What’s burdensome is turning on the television and hearing about the newest “school shooting” or “sex scandal” or whatever, and then going to the store and getting cut off by somebody in the parking lot, and flying into a rage before quickly calming down and recognizing something in your rage that looks a lot like the folks that scare you.
What’s burdensome is hearing that your neighbors are getting divorced because what’s-his-name had an affair with the school librarian, or the lady at his office, or whatever, and recognizing something of yourself in what he did, seeing that there’s been times you wanted to do the same thing, or came close to doing the same thing, or knowing that you have done the same thing and “got away with it,” that your wife doesn’t know about it, your mom doesn’t know about it, the folks at your church don’t know about it.
What’s burdensome is getting away with sin. What is burdensome is seeing your own sin in other people and knowing that you’re looking at your own reflection, that other people’s “badness” reminds you of your own “badness.”
Sin is burdensome. The darkness of the world is burdensome. But God’s commands are the opposite of burdensome.
Loving your neighbor is difficult because it doesn’t come naturally, but “burdensome” is the furthest thing from what it is. All throughout the ministry of Jesus, he never “does away with the law,” he never says, “My commands are burdensome so just don’t worry about doing them.” He fulfills the law. He lives a life of perfect obedience to the commands that he gave us through Moses and the Prophets, and when he dies on the cross, our disobedience is nailed to the cross with him and we are “raised up with him.” His obedience is given to us.

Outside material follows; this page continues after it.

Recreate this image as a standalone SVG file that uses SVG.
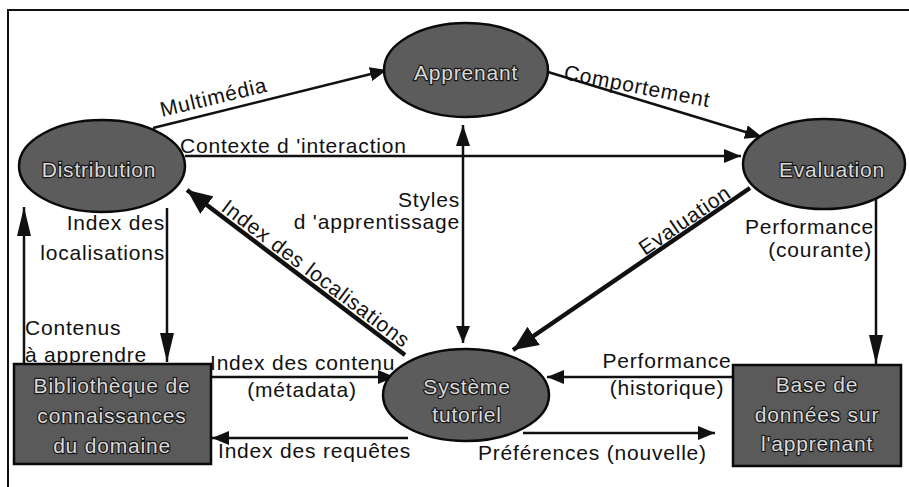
<svg xmlns="http://www.w3.org/2000/svg" width="909" height="487" viewBox="0 0 909 487">
  <style>
    .frame { fill: none; stroke: #111; stroke-width: 2; }
    .node { fill: #5c5c5c; stroke: #0a0a0a; stroke-width: 2.5; }
    .box { fill: #5a5a5a; stroke: #0a0a0a; stroke-width: 2.5; }
    .ntext { font-family: "Liberation Sans", Arial, sans-serif; font-size: 21px; letter-spacing: 0.8px; fill: #d9d9d9; stroke: #1a1a1a; stroke-width: 2.4; paint-order: stroke; text-anchor: middle; }
    .label { font-family: "Liberation Sans", Arial, sans-serif; font-size: 21px; letter-spacing: 0.8px; fill: #111; }
    .end { text-anchor: end; }
    .mid { text-anchor: middle; }
    .line { fill: none; stroke: #111; stroke-width: 2.5; }
    .thick { fill: none; stroke: #111; stroke-width: 4.5; }
    .arrow { fill: #111; }
  </style>
  <defs>
    <marker id="ah" markerUnits="userSpaceOnUse" markerWidth="18" markerHeight="14" refX="17" refY="7" orient="auto">
      <path class="arrow" d="M0,0 L17,7 L0,14 Z"/>
    </marker>
    <marker id="ahStart" markerUnits="userSpaceOnUse" markerWidth="22" markerHeight="14" refX="0" refY="7" orient="auto">
      <path class="arrow" d="M21,0 L0,7 L21,14 Z"/>
    </marker>
    <marker id="ahLong" markerUnits="userSpaceOnUse" markerWidth="30" markerHeight="16" refX="29" refY="8" orient="auto">
      <path class="arrow" d="M0,1 L29,8 L0,15 Z"/>
    </marker>
    <marker id="ahBig" markerUnits="userSpaceOnUse" markerWidth="26" markerHeight="22" refX="25" refY="11" orient="auto">
      <path class="arrow" d="M0,0 L25,11 L0,22 Z"/>
    </marker>
  </defs>

  <!-- page frame -->
  <path class="frame" d="M8,487 L8,10 L909,10"/>

  <!-- connectors -->
  <g id="connectors">
    <line class="line" x1="153" y1="128" x2="387" y2="70" marker-end="url(#ah)"/>
    <line class="line" x1="548" y1="72" x2="762" y2="137" marker-end="url(#ah)"/>
    <line class="line" x1="185" y1="156" x2="741" y2="156" marker-end="url(#ah)"/>
    <line class="line" x1="463" y1="125" x2="463" y2="343" marker-start="url(#ahStart)" marker-end="url(#ah)"/>
    <line class="thick" x1="405" y1="355" x2="187" y2="190" marker-end="url(#ahBig)"/>
    <line class="thick" x1="750" y1="188" x2="513" y2="350" marker-end="url(#ahBig)"/>
    <line class="line" x1="167" y1="208" x2="167" y2="362" marker-end="url(#ahLong)"/>
    <line class="line" x1="24" y1="364" x2="24" y2="207" marker-end="url(#ahLong)"/>
    <line class="line" x1="876" y1="199" x2="876" y2="364" marker-end="url(#ahLong)"/>
    <line class="line" x1="211" y1="377" x2="395" y2="377" marker-end="url(#ah)"/>
    <line class="line" x1="408" y1="438" x2="212" y2="438" marker-end="url(#ah)"/>
    <line class="line" x1="733" y1="377" x2="547" y2="377" marker-end="url(#ah)"/>
    <line class="line" x1="523" y1="433" x2="715" y2="433" marker-end="url(#ah)"/>

    <!-- connector labels -->
    <text class="label" x="162" y="117" transform="rotate(-13.5 162 117)">Multimédia</text>
    <text class="label" x="563" y="79" transform="rotate(11 563 79)">Comportement</text>
    <text class="label" x="180" y="153">Contexte d 'interaction</text>
    <text class="label end" x="460" y="207">Styles</text>
    <text class="label end" x="460" y="229">d 'apprentissage</text>
    <text class="label end" x="165" y="230">Index des</text>
    <text class="label end" x="165" y="260">localisations</text>
    <text class="label" x="25" y="335">Contenus</text>
    <text class="label" x="25" y="362">à apprendre</text>
    <text class="label" x="220" y="210" transform="rotate(37.1 220 210)">Index des localisations</text>
    <text class="label" x="645" y="256" transform="rotate(-34.4 645 256)">Evaluation</text>
    <text class="label end" x="874" y="234">Performance</text>
    <text class="label end" x="872" y="257">(courante)</text>
    <text class="label" x="210" y="370">Index des contenu</text>
    <text class="label mid" x="302" y="397">(métadata)</text>
    <text class="label" x="218" y="458">Index des requêtes</text>
    <text class="label mid" x="667" y="368">Performance</text>
    <text class="label mid" x="667" y="395">(historique)</text>
    <text class="label" x="478" y="460">Préférences (nouvelle)</text>
  </g>

  <!-- nodes -->
  <g id="apprenant">
    <ellipse class="node" cx="466" cy="70" rx="82" ry="47"/>
    <text class="ntext" x="466" y="80">Apprenant</text>
  </g>
  <g id="distribution">
    <ellipse class="node" cx="102" cy="166" rx="83" ry="46"/>
    <text class="ntext" x="99" y="177">Distribution</text>
  </g>
  <g id="evaluation">
    <ellipse class="node" cx="824" cy="164" rx="81" ry="45"/>
    <text class="ntext" x="832" y="177">Evaluation</text>
  </g>
  <g id="systeme-tutoriel">
    <ellipse class="node" cx="466" cy="395" rx="83" ry="46"/>
    <text class="ntext" x="467" y="394">Système</text>
    <text class="ntext" x="467" y="422">tutoriel</text>
  </g>
  <g id="bibliotheque">
    <rect class="box" x="14" y="364" width="197" height="100"/>
    <text class="ntext" x="112" y="393">Bibliothèque de</text>
    <text class="ntext" x="112" y="423">connaissances</text>
    <text class="ntext" x="112" y="453">du domaine</text>
  </g>
  <g id="base-apprenant">
    <rect class="box" x="733" y="365" width="168" height="101"/>
    <text class="ntext" x="817" y="392">Base de</text>
    <text class="ntext" x="817" y="422">données sur</text>
    <text class="ntext" x="817" y="451">l'apprenant</text>
  </g>
</svg>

And over the course of our lives, we learn that his yoke really is easy and his burden really is light, because the Holy Spirit sets us free from the burden of participating and maintaining the brokenness of the world by setting us free from the sins that entangle us.
So the thing that is burdensome is succumbing to sin. The thing that is restful is obedience.
Obeying God’s commands is restful. It’s the only thing that’s restful.
“Everyone who believes that Jesus is the Messiah is ‘born of God’,” and John says that “Whoever has been born of God conquers the world.” And when God “conquers the world” through us, it doesn’t look like taking up swords and running this place, it looks like loving your neighbors until they aren’t weary anymore like you’re not weary anymore. It looks like loving God and loving your neighbors with God’s own love, poured out onto you so that it spills out onto everyone else and draws them to the rest that they can find in Jesus.
And if you’re visiting, or you’re new, I don’t want to assume that you have been “born of God.” So as we sing, we’re gonna open up the altar. And if you would like to “throw yourself on the mercy of Jesus” to be “born of God,” to have your sin “nailed to the cross with Jesus,” to have his obedience “given to you” – to be “born again,” “adopted into God’s family” – you can come talk to me.